**Aim of the task**
Show all lines holding the string "this".
--- begin Recorded data ---
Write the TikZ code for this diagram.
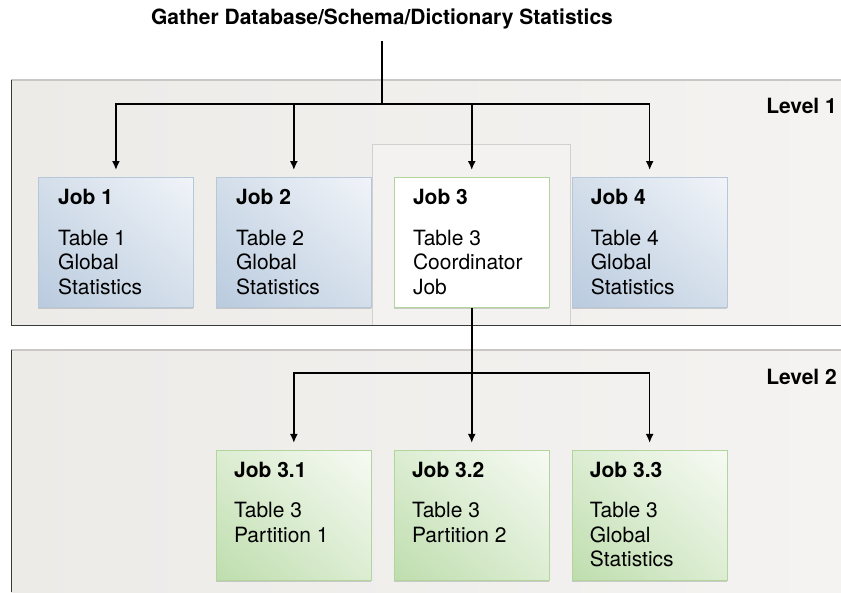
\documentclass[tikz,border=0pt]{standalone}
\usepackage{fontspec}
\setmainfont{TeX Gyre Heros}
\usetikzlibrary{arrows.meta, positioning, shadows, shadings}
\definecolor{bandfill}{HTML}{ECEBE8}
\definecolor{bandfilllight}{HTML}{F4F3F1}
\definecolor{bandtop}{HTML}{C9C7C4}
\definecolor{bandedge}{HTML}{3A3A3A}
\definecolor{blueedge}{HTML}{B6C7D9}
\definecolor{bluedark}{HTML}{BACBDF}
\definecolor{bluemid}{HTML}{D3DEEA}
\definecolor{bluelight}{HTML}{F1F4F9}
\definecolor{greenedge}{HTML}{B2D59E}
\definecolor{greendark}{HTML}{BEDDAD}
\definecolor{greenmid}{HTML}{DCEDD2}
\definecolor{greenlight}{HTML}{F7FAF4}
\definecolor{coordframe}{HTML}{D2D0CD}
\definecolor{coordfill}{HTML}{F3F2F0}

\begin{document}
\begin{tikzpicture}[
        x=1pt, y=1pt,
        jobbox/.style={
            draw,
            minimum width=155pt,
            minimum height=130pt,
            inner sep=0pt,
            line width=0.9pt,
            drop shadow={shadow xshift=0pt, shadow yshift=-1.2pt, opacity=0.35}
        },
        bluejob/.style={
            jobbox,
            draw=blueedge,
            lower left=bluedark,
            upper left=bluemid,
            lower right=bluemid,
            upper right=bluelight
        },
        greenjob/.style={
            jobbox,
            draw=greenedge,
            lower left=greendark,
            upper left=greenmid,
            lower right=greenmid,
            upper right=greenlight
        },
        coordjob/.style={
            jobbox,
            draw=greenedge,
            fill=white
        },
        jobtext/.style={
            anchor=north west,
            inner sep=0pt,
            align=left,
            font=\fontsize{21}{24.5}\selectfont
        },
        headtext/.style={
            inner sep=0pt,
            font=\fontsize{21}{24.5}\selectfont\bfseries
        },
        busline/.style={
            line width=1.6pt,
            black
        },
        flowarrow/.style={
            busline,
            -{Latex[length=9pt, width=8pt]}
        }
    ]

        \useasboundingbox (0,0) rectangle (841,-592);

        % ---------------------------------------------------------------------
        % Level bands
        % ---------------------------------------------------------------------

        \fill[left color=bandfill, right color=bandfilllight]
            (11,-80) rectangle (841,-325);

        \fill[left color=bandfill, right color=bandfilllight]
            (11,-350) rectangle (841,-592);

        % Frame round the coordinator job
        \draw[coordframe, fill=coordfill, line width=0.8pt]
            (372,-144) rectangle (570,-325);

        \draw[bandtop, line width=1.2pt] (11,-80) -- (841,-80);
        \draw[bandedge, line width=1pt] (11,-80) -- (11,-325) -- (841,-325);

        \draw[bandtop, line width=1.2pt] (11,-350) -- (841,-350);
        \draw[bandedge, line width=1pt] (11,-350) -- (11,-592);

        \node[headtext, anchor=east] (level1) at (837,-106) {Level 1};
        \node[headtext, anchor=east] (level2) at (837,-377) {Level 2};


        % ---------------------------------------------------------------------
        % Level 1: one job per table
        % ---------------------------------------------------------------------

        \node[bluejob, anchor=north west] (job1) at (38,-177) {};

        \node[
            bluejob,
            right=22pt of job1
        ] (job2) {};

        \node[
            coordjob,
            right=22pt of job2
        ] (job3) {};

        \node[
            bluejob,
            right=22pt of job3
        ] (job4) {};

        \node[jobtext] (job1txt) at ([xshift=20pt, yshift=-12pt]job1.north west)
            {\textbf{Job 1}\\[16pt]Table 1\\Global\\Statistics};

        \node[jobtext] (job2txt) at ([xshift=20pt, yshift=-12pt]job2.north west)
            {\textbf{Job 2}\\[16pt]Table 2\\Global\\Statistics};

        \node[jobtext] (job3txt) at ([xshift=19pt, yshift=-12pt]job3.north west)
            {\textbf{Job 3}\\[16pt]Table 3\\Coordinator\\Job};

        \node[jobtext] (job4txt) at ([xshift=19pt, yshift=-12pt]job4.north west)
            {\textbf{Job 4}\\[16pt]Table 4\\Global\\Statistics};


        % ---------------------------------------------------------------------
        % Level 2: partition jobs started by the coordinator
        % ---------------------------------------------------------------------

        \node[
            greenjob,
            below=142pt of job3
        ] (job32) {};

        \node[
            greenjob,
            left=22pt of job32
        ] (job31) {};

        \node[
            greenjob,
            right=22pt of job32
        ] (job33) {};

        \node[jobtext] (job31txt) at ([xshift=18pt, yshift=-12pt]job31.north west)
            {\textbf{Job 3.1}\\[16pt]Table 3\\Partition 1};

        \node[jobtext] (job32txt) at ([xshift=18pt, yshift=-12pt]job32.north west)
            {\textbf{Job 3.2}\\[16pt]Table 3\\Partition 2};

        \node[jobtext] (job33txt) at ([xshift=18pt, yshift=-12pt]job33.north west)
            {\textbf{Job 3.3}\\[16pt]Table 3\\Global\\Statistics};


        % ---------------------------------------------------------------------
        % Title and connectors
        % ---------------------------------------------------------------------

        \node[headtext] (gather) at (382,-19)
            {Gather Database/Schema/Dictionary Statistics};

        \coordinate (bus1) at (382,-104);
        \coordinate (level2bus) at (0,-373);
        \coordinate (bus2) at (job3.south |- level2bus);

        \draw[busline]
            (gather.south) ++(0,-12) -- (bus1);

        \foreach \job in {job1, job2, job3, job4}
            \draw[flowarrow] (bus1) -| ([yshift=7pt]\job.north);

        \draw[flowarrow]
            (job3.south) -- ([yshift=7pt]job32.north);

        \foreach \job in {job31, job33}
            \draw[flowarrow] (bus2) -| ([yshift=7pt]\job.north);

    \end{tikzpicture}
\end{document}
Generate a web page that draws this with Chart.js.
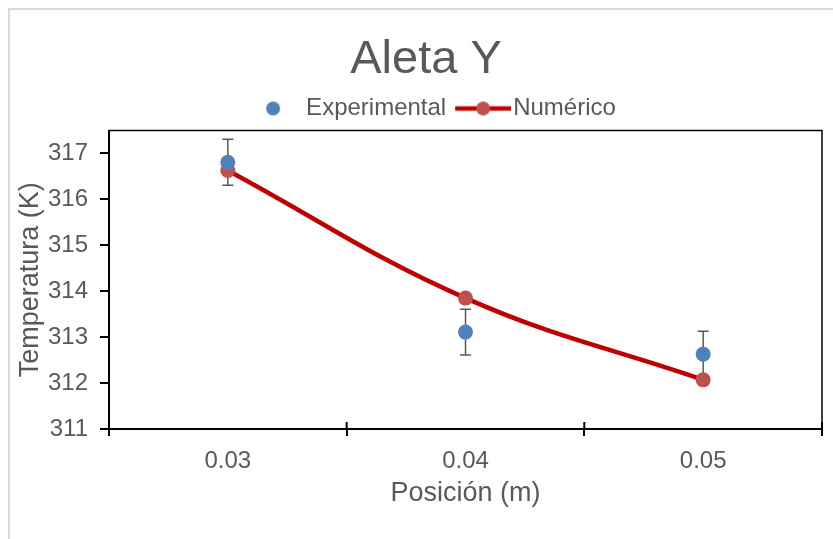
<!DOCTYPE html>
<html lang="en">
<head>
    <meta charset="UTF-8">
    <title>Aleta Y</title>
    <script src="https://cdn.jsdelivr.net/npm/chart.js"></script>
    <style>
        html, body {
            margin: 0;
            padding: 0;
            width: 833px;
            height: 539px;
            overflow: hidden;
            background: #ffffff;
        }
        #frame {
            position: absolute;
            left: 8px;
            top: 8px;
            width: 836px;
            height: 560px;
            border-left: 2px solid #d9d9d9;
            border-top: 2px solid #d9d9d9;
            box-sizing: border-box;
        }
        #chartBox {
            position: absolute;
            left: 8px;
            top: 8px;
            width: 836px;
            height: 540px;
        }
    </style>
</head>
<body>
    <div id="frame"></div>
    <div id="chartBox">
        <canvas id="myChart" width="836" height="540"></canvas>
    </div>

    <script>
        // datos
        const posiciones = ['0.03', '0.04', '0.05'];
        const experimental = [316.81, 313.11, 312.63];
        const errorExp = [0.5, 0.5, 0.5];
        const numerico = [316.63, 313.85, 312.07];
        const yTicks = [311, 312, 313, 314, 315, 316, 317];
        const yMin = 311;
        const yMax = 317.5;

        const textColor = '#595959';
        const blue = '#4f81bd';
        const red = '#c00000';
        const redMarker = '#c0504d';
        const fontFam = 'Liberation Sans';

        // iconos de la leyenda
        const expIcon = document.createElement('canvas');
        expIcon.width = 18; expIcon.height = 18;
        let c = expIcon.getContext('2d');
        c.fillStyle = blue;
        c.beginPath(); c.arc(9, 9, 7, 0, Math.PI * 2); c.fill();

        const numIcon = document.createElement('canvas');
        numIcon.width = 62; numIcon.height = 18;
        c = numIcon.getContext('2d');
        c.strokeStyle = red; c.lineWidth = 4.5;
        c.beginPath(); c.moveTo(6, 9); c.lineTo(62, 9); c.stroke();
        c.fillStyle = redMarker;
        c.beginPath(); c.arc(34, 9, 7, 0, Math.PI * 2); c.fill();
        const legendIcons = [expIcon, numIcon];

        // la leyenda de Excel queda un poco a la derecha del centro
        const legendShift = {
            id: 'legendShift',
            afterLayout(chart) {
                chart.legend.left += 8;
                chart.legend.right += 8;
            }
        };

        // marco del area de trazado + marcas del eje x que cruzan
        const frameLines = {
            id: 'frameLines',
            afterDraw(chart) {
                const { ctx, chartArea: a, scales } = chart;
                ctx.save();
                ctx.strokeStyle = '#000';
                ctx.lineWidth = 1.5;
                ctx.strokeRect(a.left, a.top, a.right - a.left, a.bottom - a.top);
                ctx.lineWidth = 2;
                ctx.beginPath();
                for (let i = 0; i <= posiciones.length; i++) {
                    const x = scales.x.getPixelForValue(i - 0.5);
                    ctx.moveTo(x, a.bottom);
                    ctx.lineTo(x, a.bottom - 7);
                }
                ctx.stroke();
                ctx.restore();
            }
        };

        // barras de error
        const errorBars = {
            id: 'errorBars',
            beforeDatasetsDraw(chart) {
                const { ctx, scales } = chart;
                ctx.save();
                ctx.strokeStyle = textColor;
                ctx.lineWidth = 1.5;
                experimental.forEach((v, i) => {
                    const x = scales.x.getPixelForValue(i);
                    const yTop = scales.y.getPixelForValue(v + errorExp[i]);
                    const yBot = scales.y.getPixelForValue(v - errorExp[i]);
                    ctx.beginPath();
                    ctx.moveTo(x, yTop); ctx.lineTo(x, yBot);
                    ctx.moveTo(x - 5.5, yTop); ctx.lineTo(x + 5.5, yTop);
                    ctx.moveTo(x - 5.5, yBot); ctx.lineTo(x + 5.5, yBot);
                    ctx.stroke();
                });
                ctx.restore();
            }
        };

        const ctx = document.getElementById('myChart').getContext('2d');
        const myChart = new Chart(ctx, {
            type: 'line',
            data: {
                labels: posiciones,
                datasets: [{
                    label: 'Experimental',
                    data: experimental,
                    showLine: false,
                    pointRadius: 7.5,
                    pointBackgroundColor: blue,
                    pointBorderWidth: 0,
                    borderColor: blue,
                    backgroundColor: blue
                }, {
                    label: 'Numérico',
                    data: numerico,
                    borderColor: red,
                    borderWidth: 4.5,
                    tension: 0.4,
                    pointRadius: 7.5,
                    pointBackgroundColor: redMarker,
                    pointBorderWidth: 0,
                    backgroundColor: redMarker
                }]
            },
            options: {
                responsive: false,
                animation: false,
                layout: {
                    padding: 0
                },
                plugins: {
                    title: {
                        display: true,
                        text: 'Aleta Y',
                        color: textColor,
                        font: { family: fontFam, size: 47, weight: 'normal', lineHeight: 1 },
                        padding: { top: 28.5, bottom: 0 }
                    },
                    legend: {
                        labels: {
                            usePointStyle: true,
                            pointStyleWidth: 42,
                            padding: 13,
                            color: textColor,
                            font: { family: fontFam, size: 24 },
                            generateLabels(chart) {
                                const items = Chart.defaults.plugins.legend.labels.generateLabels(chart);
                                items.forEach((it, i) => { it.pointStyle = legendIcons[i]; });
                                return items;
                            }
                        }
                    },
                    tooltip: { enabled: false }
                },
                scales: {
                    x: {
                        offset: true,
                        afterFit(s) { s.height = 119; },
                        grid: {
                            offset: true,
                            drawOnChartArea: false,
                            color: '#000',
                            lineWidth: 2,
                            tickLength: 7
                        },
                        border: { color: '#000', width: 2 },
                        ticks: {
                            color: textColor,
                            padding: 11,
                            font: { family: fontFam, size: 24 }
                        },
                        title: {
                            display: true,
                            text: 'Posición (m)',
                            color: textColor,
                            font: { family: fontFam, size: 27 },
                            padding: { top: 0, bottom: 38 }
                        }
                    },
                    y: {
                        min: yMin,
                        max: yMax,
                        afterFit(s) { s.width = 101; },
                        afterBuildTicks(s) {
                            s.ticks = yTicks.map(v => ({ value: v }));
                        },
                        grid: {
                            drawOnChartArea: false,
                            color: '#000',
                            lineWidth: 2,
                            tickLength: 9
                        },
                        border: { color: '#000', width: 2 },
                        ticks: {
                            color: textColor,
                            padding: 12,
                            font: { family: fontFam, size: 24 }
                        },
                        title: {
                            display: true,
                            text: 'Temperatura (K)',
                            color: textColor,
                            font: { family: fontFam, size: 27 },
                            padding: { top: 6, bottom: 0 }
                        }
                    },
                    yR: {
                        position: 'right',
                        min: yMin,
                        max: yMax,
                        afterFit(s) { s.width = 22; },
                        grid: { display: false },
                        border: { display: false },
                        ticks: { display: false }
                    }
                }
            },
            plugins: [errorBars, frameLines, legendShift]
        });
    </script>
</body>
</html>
--- end Recorded data ---
**Complete response**
Write the TikZ code for this diagram.
Generate a web page that draws this with Chart.js.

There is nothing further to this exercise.